Étudier l’arme sous-marine allemande et la Bataille de l’Atlantique nous emmène à parler d’un film, un seul : Das Boot. Automne-hiver 1941, base de La Rochelle. En cette veille de départ en patrouille, des équipages, dont celui de l’U-96, organisent une dernière beuverie avant de reprendre la mer, comme si cette soirée allait être la dernière. Sur terre, le Grand Reich recule à l’Est. Dans les océans, l’arme sous-marine allemande subit de plein fouet la riposte alliée. Certains officiers se laissent aller à railler le « génie » stratégique de leur Führer. Déjà, les sous-mariniers s’imposent comme des hommes différents.
Das Boot n’est pas un film sur la claustrophobie, sentiment qui colle à la peau des sous-mariniers qui vivent avec tout au long de leur patrouille. C’est d’abord et avant tout l’histoire d’une patrouille dans l’étroitesse d’un U-Boot. Tourné comme un documentaire par Wolfgang Petersen, ce film est largement inspiré du livre Le Styx, de Lothar-Gunther Bucheim ; le Styx : ce fleuve qui mène aux enfers.
Sans aucun élément patriotique, ce qui rajoute à la pression et au suspense, le film montre simplement la vie à bord d’un sous-marin à travers les yeux d’un jeune officier-reporter de guerre qui va, au fil de la mission, s’imposer parmi l’équipage, et finalement, être accepté par ces hommes comme un membre à part entière de l’U-96. L’oeil critique du reporter, au départ impressionné par la machine autant que par les hommes, nous permet de plonger à bord de cette vie pas comme les autres, de suivre toute une galerie de personnages complexes, et, en premier le lieu, le commandant, le Kaleunt trentenaire (Jürgen Prochnow) mais déjà considéré comme un « vieux » par ses hommes. Le Kapitanleutnant n’est pas un nazi mais avant tout un soldat aimé de ses hommes. Il est véritablement leur guide dans cette patrouille au bout de l’enfer, celui en qui ils ont toute confiance. A ses côtés, des hommes qui ont laissé leur vie à terre ; d’autres qui n’attendent rien sinon de faire leur devoir et de rentrer vivant. Le jeune Premier officier de quart, ancien des Hitlerjugend, national-socialiste convaincu, changera lui aussi au contact des ses coéquipiers, modifiera sa perception de la guerre et de son devoir.
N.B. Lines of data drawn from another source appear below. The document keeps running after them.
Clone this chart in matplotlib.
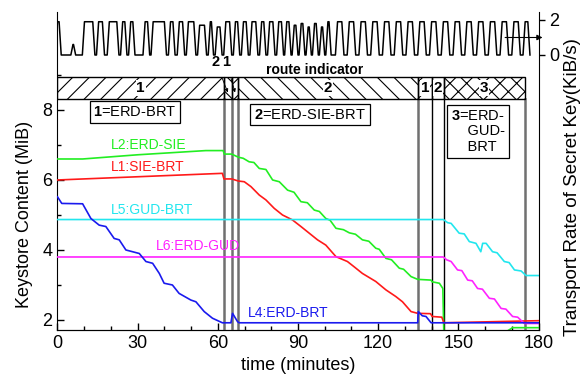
import matplotlib
matplotlib.use('Agg')
import matplotlib.pyplot as plt
from matplotlib.patches import Rectangle
from matplotlib.ticker import MultipleLocator

plt.rcParams['font.family'] = ['Liberation Sans', 'DejaVu Sans']
plt.rcParams['mathtext.fontset'] = 'custom'
plt.rcParams['mathtext.rm'] = 'Liberation Sans'
plt.rcParams['mathtext.bf'] = 'Liberation Sans:bold'
plt.rcParams['hatch.linewidth'] = 0.8

# keystore content of each link (time in minutes, content in MiB)
L1_t = [0, 61.7, 62.3, 65.2, 67.7, 69.9, 72.4, 75.5, 78.0, 81.1, 84.2, 87.9, 91.1, 94.2,
        97.3, 100.4, 104.2, 108.5, 111.0, 114.1, 119.1, 122.9, 126.6, 129.1, 132.3, 134.8,
        139.6, 140.2, 143.8, 144.6, 180]
L1_v = [6.0, 6.19, 6.03, 6.03, 5.97, 5.95, 5.81, 5.57, 5.43, 5.19, 5.0, 4.86, 4.67, 4.48,
        4.29, 4.14, 3.81, 3.67, 3.52, 3.33, 3.1, 2.86, 2.67, 2.52, 2.24, 2.19,
        2.18, 2.1, 2.08, 1.92, 1.98]

L2_t = [0, 9.4, 30, 55.5, 62.0, 62.4, 65.2, 67.7, 69.5, 71.7, 73.5, 75.5, 78.0, 80.5, 83.0,
        86.1, 88.5, 91.1, 93.5, 96.1, 98.0, 100.4, 102.0, 104.2, 107.0, 109.2, 111.5, 114.1,
        116.5, 119.1, 120.4, 122.9, 125.0, 127.9, 129.5, 132.3, 134.8, 139.8, 140.2, 142.9,
        144.2, 144.6, 164.5, 170.3, 180]
L2_v = [6.6, 6.6, 6.72, 6.84, 6.84, 6.74, 6.74, 6.65, 6.62, 6.52, 6.5, 6.33, 6.3, 6.0, 5.95,
        5.71, 5.65, 5.38, 5.35, 5.14, 5.1, 4.9, 4.85, 4.62, 4.58, 4.49, 4.45, 4.29,
        4.25, 4.05, 4.02, 3.76, 3.72, 3.48, 3.45, 3.24, 3.16, 3.14, 3.09, 3.05,
        2.9, 1.5, 1.5, 1.78, 1.78]

L4_t = [0, 1.6, 9.4, 12.5, 15.6, 18.1, 21.2, 23.1, 25.6, 30.6, 33.1, 35.6, 38.1, 39.9, 43.0,
        45.5, 49.9, 51.8, 54.9, 58.0, 61.7, 64.9, 65.5, 67.4, 68.0, 134.8, 135.0, 136.5,
        137.9, 139.8, 180]
L4_v = [5.52, 5.33, 5.32, 4.9, 4.71, 4.67, 4.33, 4.29, 4.0, 3.9, 3.67, 3.62, 3.33, 3.05, 3.0,
        2.76, 2.57, 2.52, 2.24, 2.05, 1.92, 1.92, 2.19, 1.95, 1.92, 1.92, 2.24, 2.12,
        2.1, 1.92, 1.92]

L5_t = [0, 144.4, 146.0, 147.3, 150.3, 152.2, 154.1, 156.6, 158.4, 159.1, 160.4, 162.8,
        164.5, 167.2, 169.0, 171.0, 173.5, 175.3, 180]
L5_v = [4.87, 4.87, 4.78, 4.76, 4.48, 4.46, 4.24, 4.19, 3.95, 4.19, 4.19, 3.95,
        3.92, 3.67, 3.64, 3.43, 3.4, 3.27, 3.27]

L6_t = [0, 144.4, 145.6, 147.3, 149.7, 151.3, 153.5, 155.2, 157.2, 159.0, 161.6, 163.5,
        166.0, 167.8, 170.3, 172.2, 174.7, 180]
L6_v = [3.8, 3.8, 3.72, 3.67, 3.43, 3.41, 3.14, 3.12, 2.9, 2.88, 2.62, 2.6,
        2.33, 2.31, 2.1, 2.08, 1.9, 1.9]

# route switching times and route used in each interval
route_bounds = [0, 62.3, 65.2, 67.7, 134.8, 140.1, 144.6, 174.9]
route_ids = [1, 2, 1, 2, 1, 2, 3]

# transport rate of secret key: pulses (start, end, top) in KiB/s
rate_pulses = [(-0.8, 1.4, 1.9), (5.0, 6.8, 0.6), (9.3, 14.0, 1.9), (14.6, 17.6, 1.9),
               (18.6, 23.0, 1.9), (23.6, 26.0, 1.9), (26.6, 29.0, 1.9), (32.0, 34.5, 1.9),
               (35.0, 40.8, 1.9), (41.5, 44.0, 1.9), (44.8, 47.6, 1.9), (48.2, 51.8, 1.9),
               (52.4, 55.8, 1.7), (56.4, 58.4, 1.9), (59.0, 61.6, 1.6), (62.2, 65.2, 1.9),
               (65.8, 68.2, 1.9), (68.8, 71.4, 1.9), (72.0, 75.0, 1.9), (75.6, 78.0, 1.9),
               (78.6, 81.4, 1.9), (82.0, 84.6, 1.9), (85.0, 87.4, 1.9), (87.8, 90.0, 1.7),
               (90.4, 92.6, 1.8), (93.0, 95.0, 1.6), (95.4, 97.6, 1.8), (98.0, 100.0, 1.6),
               (100.4, 102.4, 1.9), (104.0, 107.2, 1.9), (108.4, 111.6, 1.9),
               (112.8, 116.0, 1.9), (117.2, 120.4, 1.9), (121.6, 124.8, 1.9),
               (126.0, 129.2, 1.9), (130.4, 133.6, 1.9), (134.8, 138.0, 1.9),
               (139.2, 142.4, 1.9), (143.6, 146.8, 1.9), (148.0, 151.2, 1.9),
               (152.4, 155.6, 1.9), (156.8, 160.0, 1.9), (161.2, 164.4, 1.9),
               (165.6, 168.8, 1.9), (170.0, 173.2, 1.9), (174.2, 176.8, 1.9)]

sig_t, sig_v = [], []
for a, b, top in rate_pulses:
    r = min(0.8, (b - a) / 2)
    sig_t += [a, a + r, b - r, b]
    sig_v += [0, top, top, 0]

fig = plt.figure(figsize=(5.83, 3.83), dpi=100)
ax = fig.add_axes([0.0986, 0.1384, 0.8251, 0.8303])
ax.set_xlim(0, 180)
ax.set_ylim(1.714, 10.8)

# vertical lines at route switches
for t in route_bounds[1:]:
    if t in (140.1, 144.6):
        ax.plot([t, t], [1.714, 8.3], color='black', lw=1.0, zorder=3)
    else:
        ax.plot([t, t], [1.714, 8.3], color='#707070', lw=1.8, zorder=3)

ax.plot(L2_t, L2_v, color='#22ee22', lw=1.2, zorder=4)
ax.plot(L1_t, L1_v, color='#ff1a1a', lw=1.2, zorder=4)
ax.plot(L5_t, L5_v, color='#22e6ee', lw=1.2, zorder=4)
ax.plot(L6_t, L6_v, color='#ff22ff', lw=1.2, zorder=4)
ax.plot(L4_t, L4_v, color='#1a1aee', lw=1.2, zorder=4)

# route indicator band
hatches = {1: '//', 2: '\\\\', 3: 'xx'}
for i, rid in enumerate(route_ids):
    a, b = route_bounds[i], route_bounds[i + 1]
    ax.add_patch(Rectangle((a, 8.3), b - a, 0.65, fill=False, hatch=hatches[rid],
                           edgecolor='black', lw=1.0, zorder=3))
    if b - a > 4:
        ax.text((a + b) / 2, 8.63, str(rid), ha='center', va='center', fontsize=11,
                fontweight='bold', zorder=5,
                bbox=dict(boxstyle='square,pad=0.05', fc='white', ec='none'))

ax.annotate('2', xy=(63.75, 8.5), xytext=(59.2, 9.37), ha='center', va='center',
            fontsize=10.5, fontweight='bold',
            arrowprops=dict(arrowstyle='-|>', lw=0.6, color='black', mutation_scale=5,
                            shrinkA=5, shrinkB=0))
ax.annotate('1', xy=(66.45, 8.5), xytext=(63.2, 9.37), ha='center', va='center',
            fontsize=10.5, fontweight='bold',
            arrowprops=dict(arrowstyle='-|>', lw=0.6, color='black', mutation_scale=5,
                            shrinkA=5, shrinkB=0))
ax.text(96.2, 9.14, 'route indicator', ha='center', va='center', fontsize=10,
        fontweight='bold')

box = dict(boxstyle='square,pad=0.25', fc='white', ec='black', lw=0.9)
ax.text(29, 7.94, r'$\mathbf{1}$=ERD-BRT', ha='center', va='center', fontsize=10.5,
        bbox=box, zorder=5)
ax.text(94.5, 7.87, r'$\mathbf{2}$=ERD-SIE-BRT', ha='center', va='center', fontsize=10.5,
        bbox=box, zorder=5)
ax.text(157.4, 7.39, '$\\mathbf{3}$=ERD-\n    GUD-\n    BRT', ha='center', va='center',
        multialignment='left', fontsize=10.5, linespacing=1.15, bbox=box, zorder=5)

# line labels
ax.text(20.0, 7.0, 'L2:ERD-SIE', color='#22ee22', fontsize=10, va='center')
ax.text(20.0, 6.36, 'L1:SIE-BRT', color='#ff1a1a', fontsize=10, va='center')
ax.text(20.0, 5.14, 'L5:GUD-BRT', color='#22e6ee', fontsize=10, va='center')
ax.text(36.9, 4.11, 'L6:ERD-GUD', color='#ff22ff', fontsize=10, va='center')
ax.text(71.4, 2.21, 'L4:ERD-BRT', color='#1a1aee', fontsize=10, va='center')

ax.set_xticks([0, 30, 60, 90, 120, 150, 180])
ax.xaxis.set_minor_locator(MultipleLocator(10))
ax.set_yticks([2, 4, 6, 8])
ax.set_yticks([3, 5, 7, 9], minor=True)
ax.tick_params(which='major', direction='in', length=5, width=1, labelsize=13,
               right=False, top=False)
ax.tick_params(which='minor', direction='in', length=3, width=1, right=False, top=False)
ax.spines['top'].set_visible(False)
ax.spines['right'].set_visible(False)
ax.set_xlabel('time (minutes)', fontsize=13, labelpad=4)
ax.set_ylabel('Keystore Content (MiB)', fontsize=13)
ax.yaxis.set_label_coords(-0.05, 0.362)

# transport rate on the twin axis
ax2 = ax.twinx()
ax2.set_ylim(-15.71, 2.457)
ax2.plot(sig_t, sig_v, color='black', lw=1.1)
ax2.set_yticks([0, 2])
ax2.tick_params(direction='out', length=4, width=1, labelsize=13)
ax2.spines['top'].set_visible(False)
ax2.spines['left'].set_visible(False)
ax2.annotate('', xy=(181.5, 1.0), xytext=(167.5, 1.0), annotation_clip=False,
             arrowprops=dict(arrowstyle='-|>', lw=0.8, color='black', mutation_scale=8,
                             shrinkA=0, shrinkB=0))
ax2.set_ylabel('Transport Rate of Secret Key(KiB/s)', fontsize=13.5)
ax2.yaxis.set_label_coords(1.052, 0.45)

fig.savefig('out.png', dpi=100)
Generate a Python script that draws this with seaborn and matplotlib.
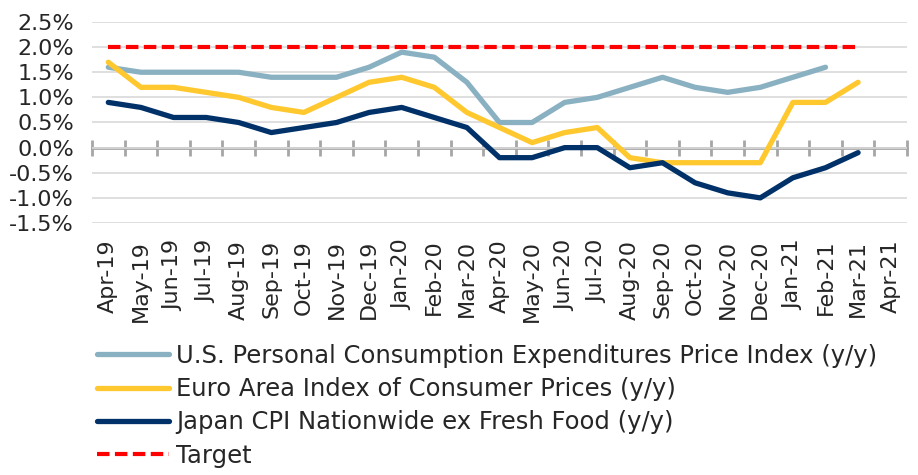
import matplotlib
matplotlib.use('Agg')
import matplotlib.pyplot as plt
import seaborn as sns
import numpy as np
import pandas as pd
from matplotlib.ticker import FuncFormatter, MultipleLocator

# Data (y/y %)
months = ['Apr-19', 'May-19', 'Jun-19', 'Jul-19', 'Aug-19', 'Sep-19', 'Oct-19',
          'Nov-19', 'Dec-19', 'Jan-20', 'Feb-20', 'Mar-20', 'Apr-20', 'May-20',
          'Jun-20', 'Jul-20', 'Aug-20', 'Sep-20', 'Oct-20', 'Nov-20', 'Dec-20',
          'Jan-21', 'Feb-21', 'Mar-21', 'Apr-21']
us_pce = [1.6, 1.5, 1.5, 1.5, 1.5, 1.4, 1.4, 1.4, 1.6, 1.9, 1.8, 1.3, 0.5,
          0.5, 0.9, 1.0, 1.2, 1.4, 1.2, 1.1, 1.2, 1.4, 1.6, None, None]
euro_hicp = [1.7, 1.2, 1.2, 1.1, 1.0, 0.8, 0.7, 1.0, 1.3, 1.4, 1.2, 0.7, 0.4,
             0.1, 0.3, 0.4, -0.2, -0.3, -0.3, -0.3, -0.3, 0.9, 0.9, 1.3, None]
japan_cpi = [0.9, 0.8, 0.6, 0.6, 0.5, 0.3, 0.4, 0.5, 0.7, 0.8, 0.6, 0.4, -0.2,
             -0.2, 0.0, 0.0, -0.4, -0.3, -0.7, -0.9, -1.0, -0.6, -0.4, -0.1, None]
target = [2.0] * 24 + [None]

labels = ['U.S. Personal Consumption Expenditures Price Index (y/y)',
          'Euro Area Index of Consumer Prices (y/y)',
          'Japan CPI Nationwide ex Fresh Food (y/y)',
          'Target']
colors = ['#8AB1C2', '#FFC82E', '#003168', '#FF0000']

df = pd.DataFrame({'x': np.arange(len(months)),
                   labels[0]: us_pce, labels[1]: euro_hicp,
                   labels[2]: japan_cpi, labels[3]: target}).astype(float)

sns.set_style("white")
plt.rcParams['font.family'] = ['DejaVu Sans']

fig = plt.figure(figsize=(9.18, 4.75), dpi=100)
ax = fig.add_axes([92 / 918, 1 - 223 / 475, (907 - 92) / 918, (223 - 22) / 475])

for lab, col in zip(labels, colors):
    if lab == 'Target':
        sns.lineplot(data=df, x='x', y=lab, ax=ax, color=col, linewidth=3,
                     linestyle=(0, (3, 1.3)), label=lab)
    else:
        sns.lineplot(data=df, x='x', y=lab, ax=ax, color=col, linewidth=3.8,
                     label=lab, solid_capstyle='round')

ax.set_ylim(-1.5, 2.5)
ax.set_xlim(-0.5, len(months) - 0.5)
ax.yaxis.set_major_locator(MultipleLocator(0.5))
ax.yaxis.set_major_formatter(FuncFormatter(lambda v, p: f'{v:.1f}%'))
ax.grid(axis='y', color='#D9D9D9', linewidth=1.2)
ax.set_axisbelow(True)
for s in ax.spines.values():
    s.set_visible(False)

ax.set_xticks(np.arange(len(months)))
ax.set_xticklabels(months, rotation=90, fontsize=16)
ax.tick_params(axis='x', length=0, pad=12)
ax.tick_params(axis='y', length=0, labelsize=16, pad=13)
ax.set_xlabel('')
ax.set_ylabel('')

# zero axis with tick marks at category boundaries
sec = ax.secondary_xaxis(1.5 / 4.0)
sec.set_xticks(np.arange(len(months) + 1) - 0.5)
sec.set_xticklabels([])
sec.tick_params(axis='x', direction='inout', length=12, width=2, color='#A6A6A6')
sec.spines['bottom'].set_color('#A6A6A6')
sec.spines['bottom'].set_linewidth(2)

ax.legend(loc='upper left', bbox_to_anchor=(97 / 918, 1 - 344 / 475),
          bbox_transform=fig.transFigure, frameon=False, fontsize=17.5,
          handlelength=2.95, handletextpad=0.3, labelspacing=0.38,
          borderaxespad=0, borderpad=0)

fig.savefig('out.png', dpi=100, facecolor='white')
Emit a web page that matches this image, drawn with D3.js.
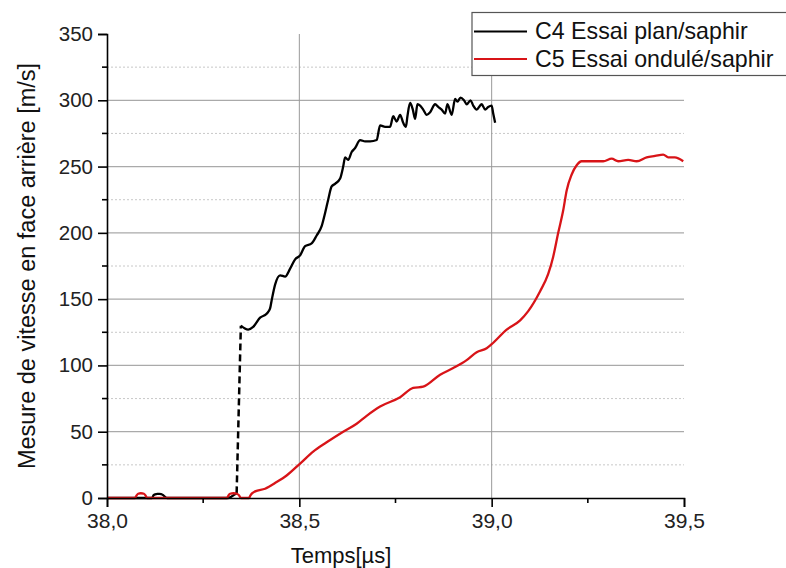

Grâce à la maîtrise de Petersen et son équipe qui utilisent des techniques de tournage nouvelles comme le steadycam, le spectateur devient progressivement acteur, et suit toutes les phases d’une patrouille de son début à son retour. L’appareillage d’abord, et la fierté que peuvent éprouver les membres d’équipage pour leur bâtiment ; la sortie de La Rochelle en fanfare ; l’interminable attente d’une mission dans l’ennui et les exercices censés pousser hommes et U-Boot jusqu’à leurs ultimes limites, le tout, baigné par la célèbre musique de Klaus Doldinger ; les nerfs des sous-mariniers autant que ceux des spectateurs sont mis à rude épreuve notamment lors du passage du détroit de Gibraltar où l’U-96 doit se faufiler à travers une ligne de destroyers britanniques…
Brillant film sur les U-Boote, et avant tout excellent film de guerre, au même titre que Croix de fer, Das Boot mérite amplement sa place dans le très bel ouvrage de Steven jay Schneider, 1001 films à voir avant de mourir.
Das Boot, de Wolfgang Petersen (1981), director’s cut. 2 DVD, 5 heures.